Exploratory Data Analysis (EDA)
Exploratory Data Analysis (EDA)
Exploratory Data Analysis is performed to understand patterns and trends within the data before building the recommendation model. EDA helps answer questions such as how users rate movies and which genres are most common.
First, we analyze the distribution of ratings across the dataset.
Code:
import matplotlib.pyplot as plt
plt.figure(figsize=(6,4))
ratings['rating'].hist(bins=20, edgecolor='black')
plt.title("Ratings Distribution")
plt.xlabel("Rating")
plt.ylabel("Count")
plt.show()

This visualization shows how frequently each rating value occurs. Understanding this distribution is important because ratings later influence how recommendations are ranked. For example, if most ratings cluster around higher values, popularity becomes a strong signal.
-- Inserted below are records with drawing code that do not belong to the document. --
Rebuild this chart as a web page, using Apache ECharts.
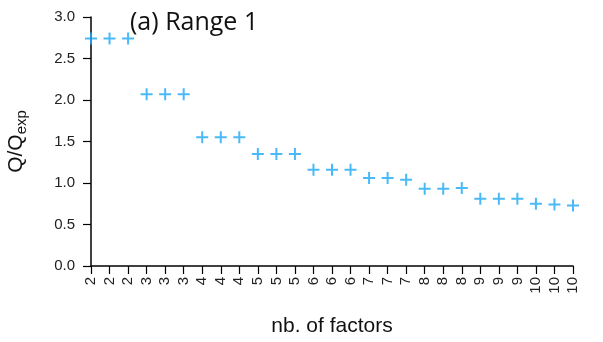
<!DOCTYPE html>
<html>
<head>
<meta charset="utf-8">
<script src="https://cdn.jsdelivr.net/npm/echarts@6/dist/echarts.min.js"></script>
<style>
  html, body { margin: 0; padding: 0; background: #fff; }
  #chart { width: 603px; height: 342px; }
</style>
</head>
<body>
<div id="chart"></div>
<script>
// three runs per number of factors
const factors = ["2", "2", "2", "3", "3", "3", "4", "4", "4", "5", "5", "5", "6", "6", "6",
  "7", "7", "7", "8", "8", "8", "9", "9", "9", "10", "10", "10"];
const qRatio = [2.74, 2.74, 2.74, 2.07, 2.07, 2.07, 1.55, 1.55, 1.55, 1.35, 1.35, 1.35,
  1.16, 1.16, 1.16, 1.06, 1.06, 1.04, 0.93, 0.93, 0.94, 0.81, 0.81, 0.81, 0.75, 0.74, 0.73];
const yTicks = [0, 0.5, 1.0, 1.5, 2.0, 2.5, 3.0];

const plus = "path://M5,0h2v5h5v2h-5v5h-2v-5h-5v-2h5z";
const axisFont = "Liberation Sans";

const chart = echarts.init(document.getElementById("chart"));
chart.setOption({
  animation: false,
  title: {
    text: "(a) Range 1",
    left: 125,
    top: 5,
    textStyle: { fontFamily: "Open Sans", fontSize: 25, fontWeight: "normal", color: "#111" }
  },
  grid: { left: 91, right: 30, top: 17, bottom: 76, outerBoundsMode: "none", containLabel: false },
  xAxis: {
    type: "category",
    data: factors,
    boundaryGap: false,
    name: "nb. of factors",
    nameLocation: "middle",
    nameGap: 50,
    nameTextStyle: { fontFamily: axisFont, fontSize: 21, color: "#111" },
    axisLine: { lineStyle: { color: "#000", width: 1.5 } },
    axisTick: { show: true, length: 8, interval: 0, lineStyle: { color: "#000", width: 1.2 } },
    axisLabel: { interval: 0, rotate: 90, margin: 11, fontFamily: axisFont, fontSize: 15, color: "#222" },
    splitLine: { show: false }
  },
  yAxis: {
    type: "value",
    min: yTicks[0],
    max: yTicks[yTicks.length - 1],
    interval: 0.5,
    name: "{q|Q/Q}{s|exp}",
    nameLocation: "middle",
    nameGap: 62,
    nameRotate: 90,
    nameTextStyle: {
      rich: {
        q: { fontFamily: axisFont, fontSize: 21, color: "#111" },
        s: { fontFamily: axisFont, fontSize: 15, color: "#111", padding: [10, 0, 0, 0] }
      }
    },
    axisLine: { show: true, lineStyle: { color: "#000", width: 1.5 } },
    axisTick: { show: true, length: 8, lineStyle: { color: "#000", width: 1.2 } },
    axisLabel: {
      margin: 16,
      fontFamily: axisFont,
      fontSize: 15,
      color: "#222",
      formatter: (v) => v.toFixed(1)
    },
    splitLine: { show: false }
  },
  series: [
    {
      type: "scatter",
      data: qRatio,
      symbol: plus,
      symbolSize: 12,
      itemStyle: { color: "#1ba8f5" }
    }
  ]
});
</script>
</body>
</html>
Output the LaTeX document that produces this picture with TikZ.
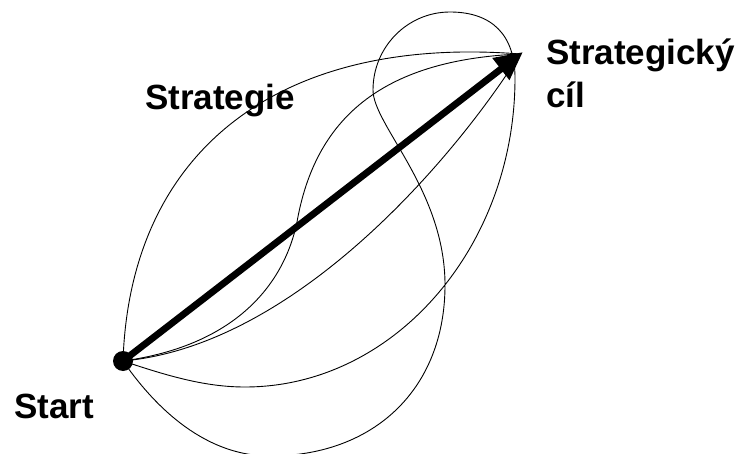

Next, we analyze the frequency of genres.
Code:
from collections import Counter
genre_counts = Counter("|".join(movies['genres']).split("|"))
plt.figure(figsize=(8,5))
plt.bar(genre_counts.keys(), genre_counts.values())
plt.xticks(rotation=90)
plt.title("Genre Frequency")
plt.show()

This analysis reveals which genres dominate the dataset. Genres such as Drama and Comedy often appear more frequently, which naturally affects recommendation outcomes and explains why certain genres appear more often in results.